Thomas Reed

The new home of football

Thomas Reed
The new home of football

Words: Tom Reed

Cover image: Sam Wainwright

England, known as the home of football, that codified the rules of the jumpers for the goalposts sport.

That was then, this is now, and while this little island picked the sport up, drop kicked it out, we’ve gone to shit in possession.

And somehow, it’s Germany, the country demonised for its World Cup 90 diving, that have stood up to be counted and managed to cradle what’s left of the soul’s sport, like a pint of beer knocked off a counter and caught in one fell swoop. A little moment of heroism.
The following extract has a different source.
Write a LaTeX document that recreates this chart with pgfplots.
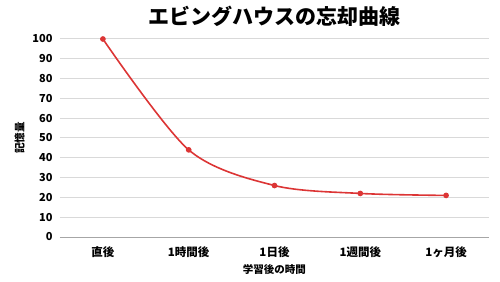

They are the home of football now.

It was shown in the protests against outside investment in their football league, the DFL, in which German supporters from clubs at all levels, refused assassination by a puncture wound of commercialisation that would nick an artery and see football bleed out.

There comes a time where you either stand up and fight or suffer the humiliating fate of English supporters in our constant whining that the “game’s gone”, that soul-destroying drip drip that’s probably worse than a cataclysmic event that kills the sport off.

German supporters weren’t particularly sophisticated about how they said “nein” to the proposed DFL investor by a “private equity partner” that was quite obviously going to open the floodgates to all sorts of commercialist bullshit.

In England we say if you give an inch they’ll take a mile and in Germany “if you give a finger they’ll take your hand” and German fans aren’t prepared to lose a limb to simpering corporatists who suck up to the Premier League, despite its obvious flaws

They sent remote control cars onto the pitch, loaded with smoke bombs, billowing their hazy payload, they threw tennis balls and sweets onto the playing surface and stuck bike locks to the posts with the combination code 50+1 in a nod to the fan-ownership model which holds everything together.

 
 

It wasn’t so much a message but a visual truism that despite a small number of people making large amounts from football that there is no football without the go-ahead of supporters.


They’d have to build an actual walls to shut up the Yellow Wall of Dortmund but then they’d only try and cover that with advertisements.


German supporters were in a Wealdstone Raider type of mood, saying “do you want some?” and giving it to the DFL and having enough beers to fight our fight as well as their own.


In the groundhopping community there’s a joke that there will always be a German no matter where you are and you’ll find thousands of Germans making weekly pilgrimages to England and rubbing their brows how we have let our game get to where it is.


Clubs like Newcastle, owned by a Saudi Public Investment Fund, where fans were known for their football knowledge and the city its industrial strength but having to bat off human rights accusations of the country of their new owners

 

©Stuart Roy Clarke. www.homesoffootball.co.uk

 


The ticket pricing that sees poor and working class supporters locked out of the game.


A continual trickle of clubs in crisis, including Rochdale AFC and Torquay United currently, with proud Everton fans aiming to show the top tier for what it is.


Nuneaton Borough FC, where football goes back to 1899, is on the verge of liquidation and locked out of their ground, showing that the sport here can’t protect the pitches where football is played let alone the historic teams.


Meanwhile, the Football Supporters Association put out forlorn tweets about matches being moved for television at the detriment for travelling supporters, as they have done for years.


At Crystal Palace, the London club where the Holmesdale Fanatics make probably the best atmosphere in England and take time to look at issues that effect others as well as themselves, the ultras there seem to have had their banners removed to make way for flashing advertisement hoardings.

 
 

It’s not as if many English football fans can’t see what’s happening to us and the slow creep to an American sports production, where the half-time piss, pie and pint will be replaced with a bowl of nachos and 20 minute set by Craig David featuring some Love Island bangerz.

Yet, the “I’m alright Jack” individualism of the Thatcher years, weighs everything down, the “sign on chants” to Liverpool fans despite the whole country being skint, the laughter when clubs go to the wall because they once had a dodgy penalty against you.

Thatcher, the woman who couldn’t give two shits about football or its fans and whose legacy is writ large on the minimum wage economy that means football is out of reach for so many and right to buy property price inflation, which sees clubs with big fuck-off football pitches targeted for their land values by people who couldn’t run a provincial branch of Halfords.

And then, a Chelsea fan shows stickers saying “Maggie Thatcher, she’s not dead, she’s the leader of the shed”.

So take the “home of football” title German supporters, you deserve it. Make the game as it should be, we’ve had a mare, blatantly.